Но Эдик, не отзываясь на крик, легко поднял ее на руки и понес к дивану. Она билась руками и ногами, но не могла сдвинуться с места и, обессилев, притихла, словно задохнулась…
В тот же вечер он пошел к отцу.
Крыж внимательно посмотрел на сына, словно стараясь угадать, зачем он пришел, уж не денег ли просить. Но Эдик произнес:
– У тебя есть чего выпить?
– Это всегда имеется. Садись к столу, начнем пировать.
– Есть желание напиться.
– Провал?
– Наоборот. Скорее - успех. Хочется проснуться: вдруг это не со мною происходит?

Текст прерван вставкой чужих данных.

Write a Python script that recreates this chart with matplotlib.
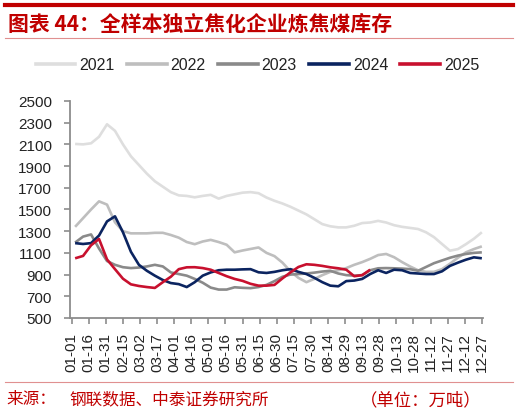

– Выкладывай все, авось пойму.
Эдуард начал рассказывать хвастливо да весело про знакомство с Ренатой, о портрете на обложке журнала и о последнем свидании. Но, рассказывая о последней встрече, скис, видно, чего-то опасался.
– Разочаровался? Не такой оказалась, как мечталось?
– И это есть. Но боюсь, как бы она насильство не пришила.
Отец рассмеялся, похлопывая по плечу сына:
– Глупец! Женщин и нужно насиловать. Они любят силу - необузданную и грубую. Мне, брат, приходилось иметь дело с такими гордячками да недотрогами, а после того, как испытают настоящую мужскую силу, привязываются навек. Помню трех комсомолок. Какие были юные да красивые - одна лучше другой. И гордые, патриотки, несговорчивые. А силе поддались. Все трое в одну ночь. Потом жалко было их. Одна так в ногах ползала, сапоги слезами омывала…
– Погоди, погоди… Это чего же она сапоги поливала? Любви твоей просила?